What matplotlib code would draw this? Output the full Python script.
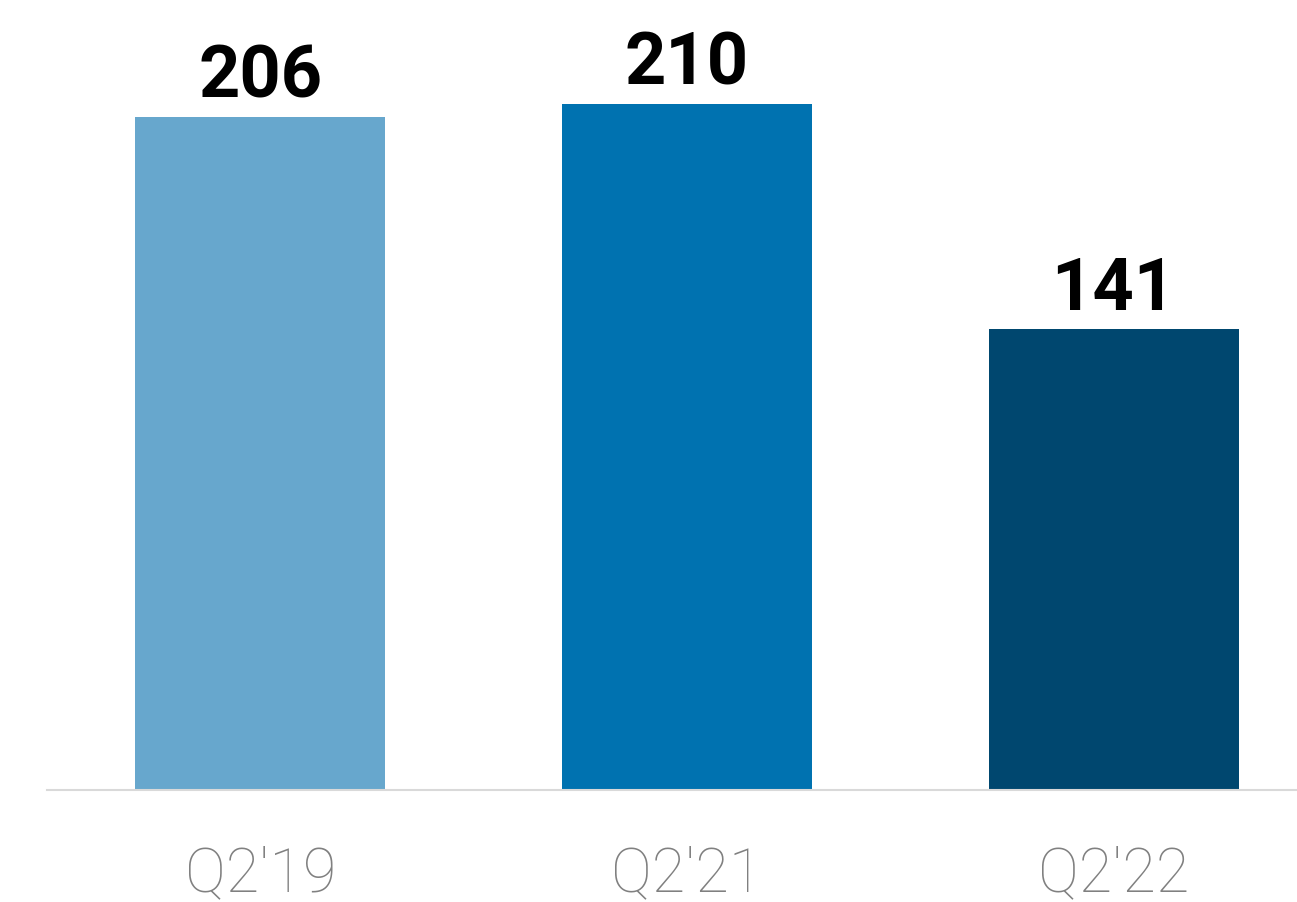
import matplotlib
matplotlib.use('Agg')
import matplotlib.pyplot as plt

# Chart data
quarters = ["Q2'19", "Q2'21", "Q2'22"]
counts = [206, 210, 141]
bar_colors = ['#67A7CD', '#0072B0', '#00476F']

fig = plt.figure(figsize=(12.97, 9.02), dpi=100)
ax = fig.add_axes([0.0362, 0.1242, 0.9638, 0.8758])

x = range(len(quarters))
bars = ax.bar(x, counts, width=0.586, color=bar_colors)

# Value labels above bars
for xi, val in zip(x, counts):
    ax.annotate(str(val), (xi, val), xytext=(0, 3), textcoords='offset points',
                ha='center', va='bottom', fontsize=52, fontweight='bold',
                family=['Roboto', 'DejaVu Sans'], color='black')

ax.set_xlim(-0.5, 2.43)
ax.set_ylim(0, 241.8)
ax.set_xticks(list(x))
ax.set_xticklabels(quarters, fontsize=44, color='#808080',
                   family=['Roboto', 'DejaVu Sans'], fontweight='light')
ax.tick_params(axis='x', length=0, pad=40)
ax.set_yticks([])

# Only a light baseline
for side in ['top', 'right', 'left']:
    ax.spines[side].set_visible(False)
ax.spines['bottom'].set_color('#D9D9D9')
ax.spines['bottom'].set_linewidth(1.5)

fig.savefig('out.png', dpi=100)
——
# To do
Return only the lines from the start of the data through the line that contains "bars = ax.bar(x, counts, width=0.586, color=bar_colors)", please, copying them exactly and omitting all pictures.

# Written response
What matplotlib code would draw this? Output the full Python script.
import matplotlib
matplotlib.use('Agg')
import matplotlib.pyplot as plt

# Chart data
quarters = ["Q2'19", "Q2'21", "Q2'22"]
counts = [206, 210, 141]
bar_colors = ['#67A7CD', '#0072B0', '#00476F']

fig = plt.figure(figsize=(12.97, 9.02), dpi=100)
ax = fig.add_axes([0.0362, 0.1242, 0.9638, 0.8758])

x = range(len(quarters))
bars = ax.bar(x, counts, width=0.586, color=bar_colors)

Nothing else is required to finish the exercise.